A huge concern, however, is that many state lawmakers this year hope to lower property taxes and increase sales taxes -- a move critics fear will benefit the wealthy while placing a much higher tax burden on the poor.

Business leaders said such a move could be risky. While they believe companies pay an inordinate amount of property taxes, shifting more of the tax burden to a sales tax moves the state to a more volatile funding mechanism that could threaten government revenues and the state's economic competitiveness, they said.

"The sales tax is the most volatile; property tax is the most stable" source of government funding, said S. Hunter Howard Jr., the state Chamber's president and chief executive officer. "And you're moving from the most stable to the most volatile."

The business leaders believe homeowners have legitimate concerns about the way their properties are taxed and about the burden reassessment often places on those least able to afford it. And they acknowledge that at hearings across the state, the public has said it clearly is in favor of changes that include residential property tax relief.

Still, research shows the state's overall tax burden per taxpayer compares favorably with other states and is 5 percent to 8 percent below the national average as a percentage of personal income, state Chamber officials said. Based on residential property tax alone, South Carolina ranks in the middle -- 23rd -- nationwide, Whittle said.

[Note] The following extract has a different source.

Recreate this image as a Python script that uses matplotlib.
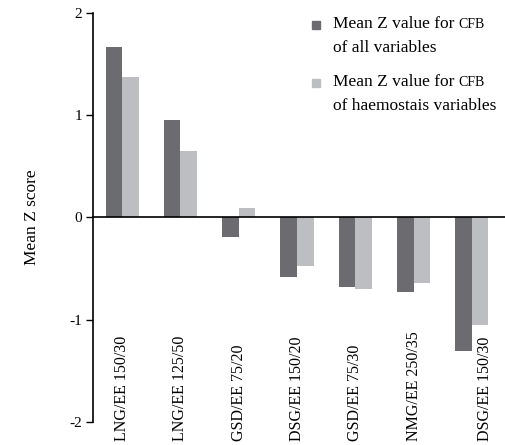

The exceptions are manufacturing and commercial property taxes, which are among the highest in the country, Chamber officials said. South Carolina now has the highest tax on industrial property and the eighth highest tax on commercial property in the nation, the Chamber says.

In all, "we're not overtaxed in South Carolina," Whittle said.

But in examining single tax rates, "our taxes are higher than they are in other places," he said.

Whittle said an independent commission should be formed to examine the long-term impact of tax relief. Until then, he said, the state should adopt a "circuit breaker" concept that targets property-tax relief for those who need it most.

The Chamber supports a 1 percent increase in the sales tax to finance income-based circuit breakers for renters and residential property owners. In addition, the state should provide a program allowing all other classes of property owners who don't qualify for circuit breakers to defer their tax debt until the property changes hands, Chamber officials said.

"Hopefully, there are some Band-Aids they (state lawmakers) can put on this thing and solve it in ways other states have solved it temporarily and then we can move forward with creating this commission," Whittle said.

Meanwhile, the Senate Judiciary Committee on Wednesday unanimously passed three pieces of property tax reform, the Associated Press reported.

One bill would make so-called point-of-sale reassessment the default system statewide. Under that method, property would be reassessed only when sold, inherited or substantially improved. But the amendment allows counties to choose from other reassessment options provided by the General Assembly -- which some tax groups oppose.

Another proposal would cap local tax rates. Increases would be limited to the state's personal income growth except in specified situations. Local governments could get more money through a public vote.

A third amendment would require that if governments must raise taxes due to a debt from the previous year, a court order, or a "catastrophic event," such as a natural disaster or terrorist attack, then tax bills must list those amounts separately.

The bills discussed Wednesday don't address legislators' ideas to cut property taxes by increasing the state sales tax. The state constitution requires that any legislation that affects state revenue come from the House.